Arcata objects, in particular, to noxious provisions of the Patriot Act that allow the FBI to commandeer information from libraries and bookstores about the reading habits of their patrons. Earth to Meserve: law requires force, and in a showdown between the United States Army and the Arcata Municipal Police and Affiliated Busybodies Association, I know where I’m putting my money. You want to condemn the Patriot Act, fine; I’ll be there right beside you. You want to try to force people to refuse to comply with the Feds, on pain of…on pain of…on pain of, let’s see, a serious talking-to and being sent to bed without supper? Think it over, OK? I would call the whole affair sophomoric, but for the fact that Meserve is not yet a sophomore.

(Update: Floyd McWilliams has another little California town that could, and a bonus fun fact about Arcata and the VodkaPundit, Stephen Green. Sorry no, you’ll just have to follow the link.)

(Another: Over at the Volokh Conspiracy, Juan Non-Volokh notes that in Printz v. United States, the Supreme Court ruled that the state and local officials could not be compelled to enforce a federal regulatory program — in that case, the Brady Act. So Meserve may actually have a legal case after all.)

  8 Responses to “Rebel Yell”

  1. But if you agree that certain provisions of the Patriot Act are noxious, why isnt it an act of good for Arcata to concoct a publicity stunt to draw national attention to said noxiousness?

  2. It is never good to expose your stupidity to the world.
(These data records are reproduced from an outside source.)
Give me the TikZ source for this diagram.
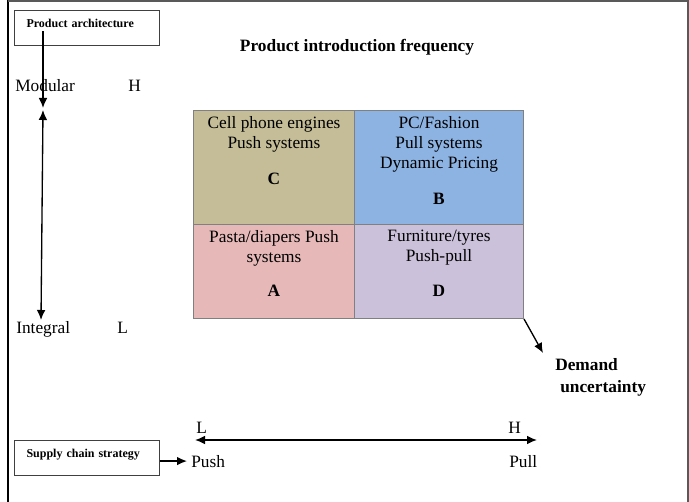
\documentclass[tikz,border=0pt]{standalone}
\usepackage{fontspec}
\setmainfont{Liberation Serif}
\usetikzlibrary{arrows.meta,positioning,calc}
\definecolor{scCellC}{HTML}{C4BD97}
\definecolor{scCellB}{HTML}{8DB3E2}
\definecolor{scCellA}{HTML}{E6B9B8}
\definecolor{scCellD}{HTML}{CCC1DA}
\definecolor{scEdge}{HTML}{808080}
\tikzset{
  labelbox/.style={
    draw=black!75, line width=0.8pt, anchor=north west, align=left,
    inner xsep=9pt, inner ysep=0pt, text width=90.75pt, minimum height=26pt,
    text height=13pt, text depth=13pt, font=\fontsize{9}{11}\selectfont\bfseries
  },
  cell/.style={draw=scEdge, line width=0.8pt, anchor=north west, inner sep=0pt},
  celltext/.style={font=\fontsize{13}{15}\selectfont, align=center, inner sep=0pt, anchor=north},
  cellmark/.style={font=\fontsize{13}{15}\selectfont\bfseries, inner sep=0pt, anchor=base},
  axistext/.style={font=\fontsize{13}{15}\selectfont, inner sep=0pt, anchor=base west},
  headtext/.style={font=\fontsize{13}{17}\selectfont\bfseries, inner sep=0pt},
  axisarrow/.style={{Latex[length=7.5pt,width=6.5pt]}-{Latex[length=7.5pt,width=6.5pt]}, line width=1pt},
  pointer/.style={-{Latex[length=7.5pt,width=6.5pt]}, line width=1pt}
}

\begin{document}
\begin{tikzpicture}[x=0.75pt, y=-0.75pt]
  \useasboundingbox (0,0) rectangle (689,502);
  % page frame
  \draw[line width=2.2pt] (8,0) -- (8,502);
  \draw[black!65, line width=1.2pt] (8,1) -- (688,1) -- (688,502);

  % product architecture axis
  \node[labelbox] (archbox) at (14,10) {Product architecture};
  \node[axistext] (modular) at (15,92) {Modular};
  \node[axistext] (archhigh) at (128,92) {H};
  \node[axistext] (integral) at (16,334) {Integral};
  \node[axistext] (archlow) at (117,334) {L};
  \coordinate (modtip) at (43,108);
  \coordinate (modtop) at (43,110);
  \coordinate (intbot) at (41,320);
  \draw[pointer] ($(archbox.base -| modtip)+(0,3.5)$) -- (modtip);
  \draw[axisarrow] (modtop) -- (intbot);

  \node[headtext, anchor=base] (title) at (357,52) {Product introduction frequency};

  % the four quadrants
  \node[cell, fill=scCellC, minimum width=120.75pt, minimum height=85.5pt] (cellC) at (193,110) {};
  \node[cell, fill=scCellB, minimum width=126.75pt, minimum height=85.5pt] (cellB) at (354,110) {};
  \node[cell, fill=scCellA, minimum width=120.75pt, minimum height=70.5pt] (cellA) at (193,224) {};
  \node[cell, fill=scCellD, minimum width=126.75pt, minimum height=70.5pt] (cellD) at (354,224) {};

  \node[celltext] (textC) at (274,116) {Cell phone engines\\Push systems};
  \node[celltext] (textB) at (439,116) {PC/Fashion\\Pull systems\\Dynamic Pricing};
  \node[celltext] (textA) at (274,230) {Pasta/diapers Push\\systems};
  \node[celltext] (textD) at (439,230) {Furniture/tyres\\Push-pull};
  \node[cellmark] (markC) at (274,185) {C};
  \node[cellmark] (markB) at (439,205) {B};
  \node[cellmark] (markA) at (274,297) {A};
  \node[cellmark] (markD) at (439,297) {D};

  % demand uncertainty
  \node[headtext, anchor=north west, align=left] (demand) at (555,358) {Demand\\\hspace*{3.75pt}uncertainty};
  \coordinate (demtip) at (543,353);
  \draw[pointer] (cellD.south east) -- (demtip);

  % supply chain strategy axis
  \node[labelbox] (scbox) at (14,440) {Supply chain strategy};
  \node[axistext] (pushlow) at (196,433) {L};
  \node[axistext] (pullhigh) at (508,433) {H};
  \node[axistext] (push) at (191,467) {Push};
  \node[axistext] (pull) at (509,467) {Pull};
  \coordinate (pushend) at (195,440);
  \coordinate (pullend) at (537,440);
  \draw[axisarrow] (pushend) -- (pullend);
  \draw[pointer, shorten >=3pt] (scbox.east |- push.west) -- (push.west);
\end{tikzpicture}
\end{document}
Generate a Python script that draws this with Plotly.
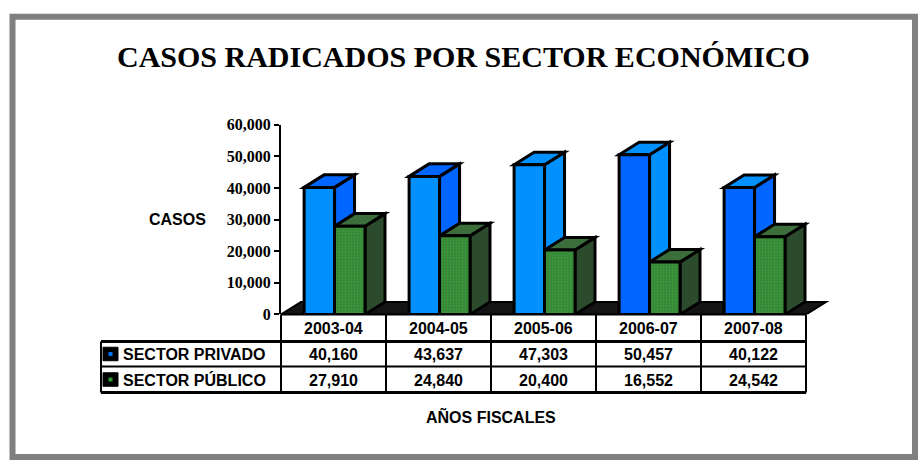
import plotly.graph_objects as go

# ---------------- data ----------------
categories = ["2003-04", "2004-05", "2005-06", "2006-07", "2007-08"]
sector_privado = [40160, 43637, 47303, 50457, 40122]
sector_publico = [27910, 24840, 20400, 16552, 24542]
series_names = ["SECTOR PRIVADO", "SECTOR PÚBLICO"]
y_ticks = [0, 10000, 20000, 30000, 40000, 50000, 60000]
title_text = "CASOS RADICADOS POR SECTOR ECONÓMICO"
y_title = "CASOS"
x_title = "AÑOS FISCALES"

# ---------------- styles ----------------
front_blue = ["#0091ff", "#0091ff", "#0091ff", "#0066ff", "#0066ff"]
side_blue = ["#0066ff", "#0066ff", "#0091ff", "#0091ff", "#0066ff"]
top_blue = ["#0066ff", "#0066ff", "#0091ff", "#0091ff", "#0091ff"]
green_bg = "#3a7f3a"
green_fg = "#33cc33"
green_side = "#2c4a2c"
green_top = "#3b6e3b"

W, H = 920, 469
def px(x):
    return x / W
def py(y):
    return 1 - y / H

X0, X1 = 281, 840          # x-axis domain in pixels
CAT_W = 105                # pixels per category
Y_TOP, Y_BOT = 121, 318    # y-axis domain in pixels
YMAX = 60000
x_range = [-0.5, -0.5 + (X1 - X0) / CAT_W]
DX = 20 / CAT_W
DY = 13 * YMAX / (Y_BOT - Y_TOP)

B_OFF, B_W = -0.28, 0.29
G_OFF, G_W = 0.01, 0.29
LW = 3

xs = list(range(len(categories)))
FONT_S = "Liberation Sans"
FONT_R = "Liberation Serif"

fig = go.Figure()
fig.add_trace(go.Bar(
    x=xs, y=sector_privado, offset=B_OFF, width=B_W, name=series_names[0],
    marker=dict(color=front_blue, line=dict(color="black", width=LW)),
    showlegend=False, hoverinfo="y"))
fig.add_trace(go.Bar(
    x=xs, y=sector_publico, offset=G_OFF, width=G_W, name=series_names[1],
    marker=dict(color=green_bg, line=dict(color="black", width=LW),
                pattern=dict(shape=".", fgcolor=green_fg, bgcolor=green_bg,
                             size=3, solidity=0.4)),
    showlegend=False, hoverinfo="y"))

shapes = []
# floor
nC = len(categories)
shapes.append(dict(type="path", xref="x", yref="y", layer="below",
                   path=f"M -0.5,0 L {-0.5+DX},{DY} L {nC-0.5+DX},{DY} L {nC-0.5},0 Z",
                   fillcolor="#151515", line=dict(color="black", width=2)))

def faces(i, off, w, v, side_c, top_c):
    left = i + off
    right = i + off + w
    side = f"M {right},0 L {right+DX},{DY} L {right+DX},{v+DY} L {right},{v} Z"
    top = f"M {left},{v} L {left+DX},{v+DY} L {right+DX},{v+DY} L {right},{v} Z"
    return [
        dict(type="path", xref="x", yref="y", layer="below", path=side,
             fillcolor=side_c, line=dict(color="black", width=LW)),
        dict(type="path", xref="x", yref="y", layer="below", path=top,
             fillcolor=top_c, line=dict(color="black", width=LW)),
    ]

for i in xs:
    shapes += faces(i, B_OFF, B_W, sector_privado[i], side_blue[i], top_blue[i])
    shapes += faces(i, G_OFF, G_W, sector_publico[i], green_side, green_top)

# outer gray frame
shapes.append(dict(type="rect", xref="paper", yref="paper",
                   x0=px(12.5), x1=px(915), y0=py(9), y1=py(466),
                   line=dict(color="#808080", width=6)))

# table geometry
T_LEFT = 101
ROW_Y = [318, 346, 372, 399]
LINE = dict(color="black", width=2)
shapes.append(dict(type="line", xref="paper", yref="paper",
                   x0=px(X0), x1=px(X0 + nC * CAT_W), y0=py(318), y1=py(318), line=LINE))
for yy, wdt in zip(ROW_Y[1:], [3, 2, 3]):
    shapes.append(dict(type="line", xref="paper", yref="paper",
                       x0=px(T_LEFT), x1=px(X0 + nC * CAT_W), y0=py(yy), y1=py(yy),
                       line=dict(color="black", width=wdt)))
shapes.append(dict(type="line", xref="paper", yref="paper",
                   x0=px(X0), x1=px(X0), y0=py(318), y1=py(399), line=LINE))
shapes.append(dict(type="line", xref="paper", yref="paper",
                   x0=px(T_LEFT), x1=px(T_LEFT), y0=py(346), y1=py(399), line=LINE))
for i in xs:
    shapes.append(dict(type="line", xref="x", yref="paper",
                       x0=i + 0.5, x1=i + 0.5, y0=py(318), y1=py(399), line=LINE))

# legend keys in table
key_colors = ["#0077ff", "#2f9e2f"]
for r, col in enumerate(key_colors):
    cy = (ROW_Y[r + 1] + ROW_Y[r + 2]) / 2
    shapes.append(dict(type="rect", xref="paper", yref="paper",
                       x0=px(103), x1=px(118), y0=py(cy + 7), y1=py(cy - 7),
                       fillcolor="black", line=dict(color="black", width=1)))
    shapes.append(dict(type="rect", xref="paper", yref="paper",
                       x0=px(108.5), x1=px(112.5), y0=py(cy + 2), y1=py(cy - 2),
                       fillcolor=col, line=dict(width=0)))

annotations = []
annotations.append(dict(text=title_text, xref="paper", yref="paper", x=px(463), y=py(50),
                        showarrow=False, xanchor="center", yanchor="middle",
                        font=dict(family=FONT_R, size=30, color="black", weight="bold")))
annotations.append(dict(text=y_title, xref="paper", yref="paper", x=px(177), y=py(219),
                        showarrow=False, xanchor="center", yanchor="middle",
                        font=dict(family=FONT_S, size=16, color="black", weight="bold")))
annotations.append(dict(text=x_title, xref="paper", yref="paper", x=px(491), y=py(424),
                        showarrow=False, xanchor="center", yanchor="middle",
                        font=dict(family=FONT_S, size=16, color="black", weight="bold")))
tfont = dict(family=FONT_S, size=16, color="black", weight="bold")
for i, c in enumerate(categories):
    annotations.append(dict(text=c, xref="x", yref="paper", x=i, y=py((ROW_Y[0] + ROW_Y[1]) / 2 + 1),
                            showarrow=False, xanchor="center", yanchor="middle", font=tfont))
    for r, vals in enumerate([sector_privado, sector_publico]):
        annotations.append(dict(text=f"{vals[i]:,}", xref="x", yref="paper", x=i,
                                y=py((ROW_Y[r + 1] + ROW_Y[r + 2]) / 2 + 1),
                                showarrow=False, xanchor="center", yanchor="middle", font=tfont))
for r, name in enumerate(series_names):
    annotations.append(dict(text=name, xref="paper", yref="paper", x=px(121),
                            y=py((ROW_Y[r + 1] + ROW_Y[r + 2]) / 2 + 1),
                            showarrow=False, xanchor="left", yanchor="middle", font=tfont))

fig.update_layout(
    width=W, height=H, margin=dict(l=0, r=0, t=0, b=0),
    paper_bgcolor="white", plot_bgcolor="rgba(0,0,0,0)",
    barmode="overlay", showlegend=False,
    xaxis=dict(domain=[px(X0), px(X1)], range=x_range, visible=False, fixedrange=True),
    yaxis=dict(domain=[py(Y_BOT), py(Y_TOP)], range=[0, YMAX], tickvals=y_ticks,
               tickformat=",", ticks="outside", ticklen=5, tickwidth=2, tickcolor="black",
               showline=True, linewidth=2, linecolor="black", showgrid=False, zeroline=False,
               tickfont=dict(family=FONT_R, size=16, color="black", weight="bold"),
               fixedrange=True),
    shapes=shapes, annotations=annotations,
)

post = ("var gd=document.getElementById('{plot_id}');"
        "document.documentElement.style.margin='0';document.body.style.margin='0';"
        "document.documentElement.style.overflow='hidden';document.body.style.overflow='hidden';"
        "gd.style.position='fixed';gd.style.left='0px';gd.style.top='0px';")
fig.write_html("out.html", config={"displayModeBar": False}, post_script=post)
Here we have a legislator who does not understand in what legislation consists.

  3. Well, I agree with you that the resolution, on its face, is silly and perhaps illegal, and it may indeed not be good for Mr. Merserve that he has "exposed his stupidity to the world" (though the record is kind of mixed on that brand of politics, isn’t it?). But is it good for America? Here’s how these things go:

    1. Obscure town passes absurd law.
    2. National media make hay of absurd law.
    3. Millions of media-consuming citizens think about issues raised by absurd law.

    In this case, we may see millions of otherwise ignorant, apathetic Americans spend a minute or two thinking about some of the more "noxious" elements of the Patriot Act. If enough do, and enough towns follow suit, and enough editorialists start commenting (as a few hardy souls like Safire have been doing all along), then who knows what might happen?

    What is more important to the nation’s future — that Arcata not pass silly resolutions, or that American voters get exposed to some sort of debate about civil liberties in the wake of 9/11?

  4. Well Michael, you appear to be proposing that the best way to protest a bad law is to behave stupidly about it. History does not smile upon — as opposed to laughing at — this proposition. Or perhaps you think the stupid puppets did the anti-globalists some good. What we have here is the legal equivalent of a stupid puppet.

  5. "The best way to change a bad law is to enforce it strictly."
    –Abe Lincoln

  6. I know, I know…drug laws are still around.

  7. Actually, the stupid puppets did the anti-globalists a huge amount of good — they exposed their arguments to hundreds of millions of TV viewers worldwide. In their case, of course, they had nothing coherent to say, so not much has come of their protests. In this case, if Dan Rather does a two-minute story on Arcata, everyone who watches his newscast will sit in their living rooms thinking, "Gee, I didn’t know the federal government was ordering librarians to turn over book borrowing records to the FBI…"

  8. All publicity is not good publicity, no matter how the cliché has it. An enormous puppet does not become an argument, even after it appears on the evening news. Protests are covered even when they lack flashy visual aids, as the runup to the Iraq war surely demonstrates. You speak for "everyone" with far more confidence than I would, but I can safely say a great many people who watched the anti-globalist protests on TV thought, "Gee, look at those stupid puppets. What a bunch of fucking idiots."